• [RECORDED DATA]:
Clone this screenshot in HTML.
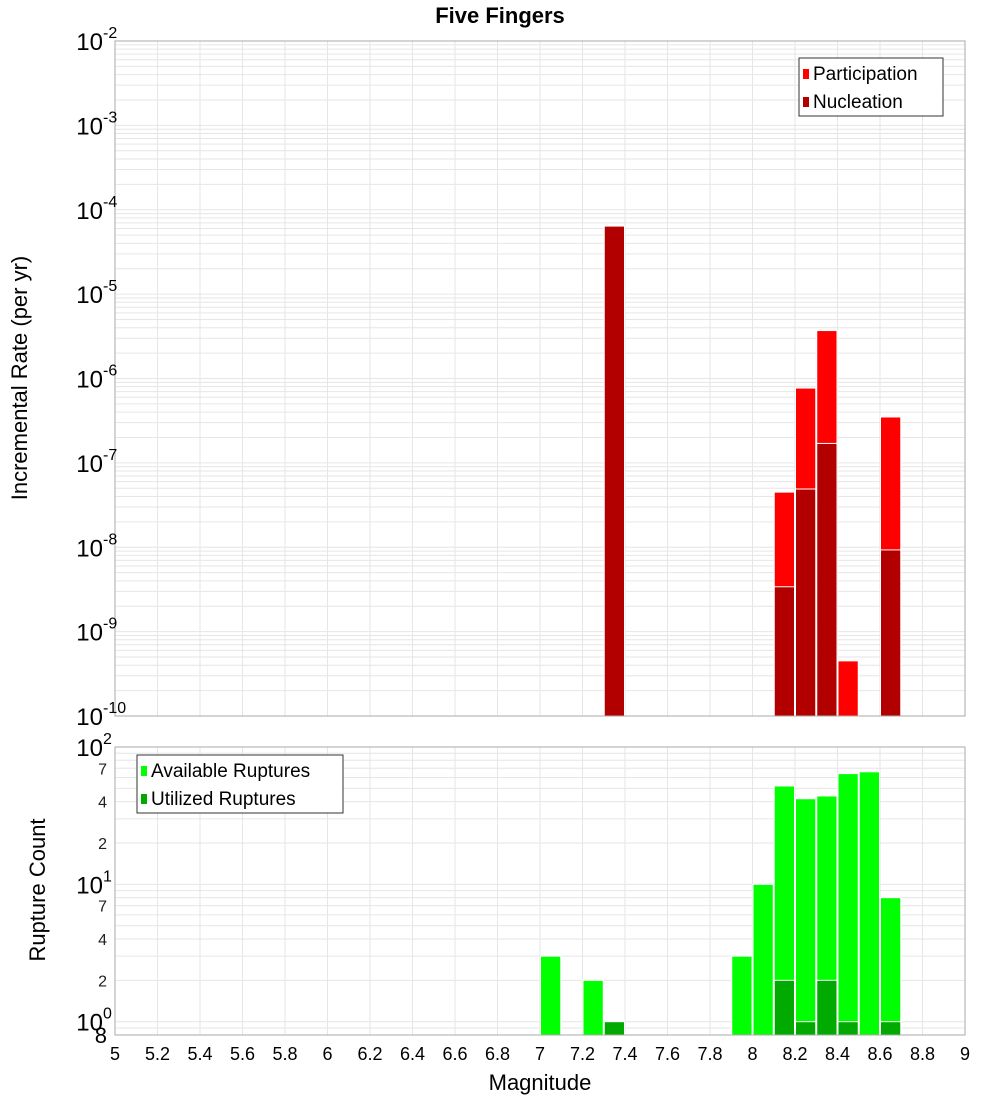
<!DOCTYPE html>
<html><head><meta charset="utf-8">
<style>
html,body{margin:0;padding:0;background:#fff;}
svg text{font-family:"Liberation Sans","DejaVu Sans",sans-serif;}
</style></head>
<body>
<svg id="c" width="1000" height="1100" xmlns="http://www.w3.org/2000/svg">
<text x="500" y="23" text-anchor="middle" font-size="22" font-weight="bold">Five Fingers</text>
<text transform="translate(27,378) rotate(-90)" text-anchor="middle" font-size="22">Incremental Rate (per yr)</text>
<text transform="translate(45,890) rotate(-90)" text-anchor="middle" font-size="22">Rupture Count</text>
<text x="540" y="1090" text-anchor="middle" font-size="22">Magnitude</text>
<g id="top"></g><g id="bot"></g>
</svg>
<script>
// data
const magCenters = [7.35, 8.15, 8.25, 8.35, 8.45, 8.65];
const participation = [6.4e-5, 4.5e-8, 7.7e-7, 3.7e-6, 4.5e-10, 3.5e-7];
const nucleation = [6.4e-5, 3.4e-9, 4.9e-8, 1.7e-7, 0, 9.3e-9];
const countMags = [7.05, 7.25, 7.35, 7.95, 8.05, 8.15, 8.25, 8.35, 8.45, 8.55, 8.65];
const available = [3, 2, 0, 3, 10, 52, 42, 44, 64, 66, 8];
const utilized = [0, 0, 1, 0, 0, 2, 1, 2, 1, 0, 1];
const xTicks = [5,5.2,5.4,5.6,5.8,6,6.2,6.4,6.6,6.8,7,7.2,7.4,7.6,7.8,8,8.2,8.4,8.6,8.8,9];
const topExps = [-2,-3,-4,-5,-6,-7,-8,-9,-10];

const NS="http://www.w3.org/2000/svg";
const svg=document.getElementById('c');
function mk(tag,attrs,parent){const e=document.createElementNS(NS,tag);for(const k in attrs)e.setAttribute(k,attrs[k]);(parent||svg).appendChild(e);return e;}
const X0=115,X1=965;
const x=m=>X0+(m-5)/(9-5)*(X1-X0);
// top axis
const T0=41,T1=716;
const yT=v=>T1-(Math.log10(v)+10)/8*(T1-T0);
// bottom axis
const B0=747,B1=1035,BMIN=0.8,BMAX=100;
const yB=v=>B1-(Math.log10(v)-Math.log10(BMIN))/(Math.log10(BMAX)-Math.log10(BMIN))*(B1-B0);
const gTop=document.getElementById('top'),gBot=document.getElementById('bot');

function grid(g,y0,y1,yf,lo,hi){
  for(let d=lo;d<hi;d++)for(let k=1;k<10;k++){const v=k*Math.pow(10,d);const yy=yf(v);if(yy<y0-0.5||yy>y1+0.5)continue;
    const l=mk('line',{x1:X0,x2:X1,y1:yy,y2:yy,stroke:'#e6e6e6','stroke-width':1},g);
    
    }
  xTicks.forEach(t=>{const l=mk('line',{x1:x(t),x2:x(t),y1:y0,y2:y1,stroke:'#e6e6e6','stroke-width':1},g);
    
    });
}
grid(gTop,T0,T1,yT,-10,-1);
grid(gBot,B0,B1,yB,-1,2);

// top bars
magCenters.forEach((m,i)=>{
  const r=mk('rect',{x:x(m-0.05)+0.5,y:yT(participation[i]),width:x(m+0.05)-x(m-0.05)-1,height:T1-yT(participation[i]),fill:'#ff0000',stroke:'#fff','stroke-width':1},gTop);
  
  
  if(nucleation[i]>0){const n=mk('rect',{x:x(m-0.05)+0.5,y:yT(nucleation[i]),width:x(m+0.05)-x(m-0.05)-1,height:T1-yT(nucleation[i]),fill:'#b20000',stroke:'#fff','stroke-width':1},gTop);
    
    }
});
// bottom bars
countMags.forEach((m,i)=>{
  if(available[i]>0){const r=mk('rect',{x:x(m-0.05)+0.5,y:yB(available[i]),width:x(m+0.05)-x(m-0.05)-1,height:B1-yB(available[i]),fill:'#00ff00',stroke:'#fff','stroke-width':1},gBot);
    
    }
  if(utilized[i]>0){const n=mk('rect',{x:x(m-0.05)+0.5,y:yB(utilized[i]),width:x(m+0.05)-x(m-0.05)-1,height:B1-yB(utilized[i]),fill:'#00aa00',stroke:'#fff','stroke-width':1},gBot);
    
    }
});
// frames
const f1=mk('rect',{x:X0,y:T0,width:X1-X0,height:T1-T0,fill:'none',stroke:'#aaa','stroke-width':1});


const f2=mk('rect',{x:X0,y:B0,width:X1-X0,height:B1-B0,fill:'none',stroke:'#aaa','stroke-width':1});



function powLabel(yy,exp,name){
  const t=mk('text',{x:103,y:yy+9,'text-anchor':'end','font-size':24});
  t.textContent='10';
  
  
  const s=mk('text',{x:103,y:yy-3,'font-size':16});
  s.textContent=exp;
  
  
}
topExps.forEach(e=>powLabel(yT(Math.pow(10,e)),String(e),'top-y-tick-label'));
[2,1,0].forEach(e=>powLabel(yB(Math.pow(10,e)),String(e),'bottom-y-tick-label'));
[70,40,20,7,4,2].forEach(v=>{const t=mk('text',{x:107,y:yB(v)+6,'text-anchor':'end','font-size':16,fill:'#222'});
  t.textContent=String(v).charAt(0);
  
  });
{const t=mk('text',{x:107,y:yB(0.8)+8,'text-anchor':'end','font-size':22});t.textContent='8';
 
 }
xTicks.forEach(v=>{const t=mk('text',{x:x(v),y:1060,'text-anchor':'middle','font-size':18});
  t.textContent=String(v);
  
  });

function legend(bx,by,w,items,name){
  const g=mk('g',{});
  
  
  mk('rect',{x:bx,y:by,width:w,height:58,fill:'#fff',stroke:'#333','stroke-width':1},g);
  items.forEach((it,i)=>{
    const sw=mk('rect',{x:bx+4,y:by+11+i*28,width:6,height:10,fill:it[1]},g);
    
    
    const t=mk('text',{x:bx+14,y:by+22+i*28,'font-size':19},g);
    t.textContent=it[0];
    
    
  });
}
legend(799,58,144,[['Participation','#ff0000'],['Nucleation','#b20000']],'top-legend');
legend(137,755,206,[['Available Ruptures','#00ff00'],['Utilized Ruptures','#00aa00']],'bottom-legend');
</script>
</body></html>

• [SET TASK]:
Exactly reproduce the run of lines from the start of the listing through the line with "const topExps = [-2,-3,-4,-5,-6,-7,-8,-9,-10];", inclusive; pictures are not copied.

• [SOLUTION FOR THIS TASK]:
Clone this screenshot in HTML.
<!DOCTYPE html>
<html><head><meta charset="utf-8">
<style>
html,body{margin:0;padding:0;background:#fff;}
svg text{font-family:"Liberation Sans","DejaVu Sans",sans-serif;}
</style></head>
<body>
<svg id="c" width="1000" height="1100" xmlns="http://www.w3.org/2000/svg">
<text x="500" y="23" text-anchor="middle" font-size="22" font-weight="bold">Five Fingers</text>
<text transform="translate(27,378) rotate(-90)" text-anchor="middle" font-size="22">Incremental Rate (per yr)</text>
<text transform="translate(45,890) rotate(-90)" text-anchor="middle" font-size="22">Rupture Count</text>
<text x="540" y="1090" text-anchor="middle" font-size="22">Magnitude</text>
<g id="top"></g><g id="bot"></g>
</svg>
<script>
// data
const magCenters = [7.35, 8.15, 8.25, 8.35, 8.45, 8.65];
const participation = [6.4e-5, 4.5e-8, 7.7e-7, 3.7e-6, 4.5e-10, 3.5e-7];
const nucleation = [6.4e-5, 3.4e-9, 4.9e-8, 1.7e-7, 0, 9.3e-9];
const countMags = [7.05, 7.25, 7.35, 7.95, 8.05, 8.15, 8.25, 8.35, 8.45, 8.55, 8.65];
const available = [3, 2, 0, 3, 10, 52, 42, 44, 64, 66, 8];
const utilized = [0, 0, 1, 0, 0, 2, 1, 2, 1, 0, 1];
const xTicks = [5,5.2,5.4,5.6,5.8,6,6.2,6.4,6.6,6.8,7,7.2,7.4,7.6,7.8,8,8.2,8.4,8.6,8.8,9];
const topExps = [-2,-3,-4,-5,-6,-7,-8,-9,-10];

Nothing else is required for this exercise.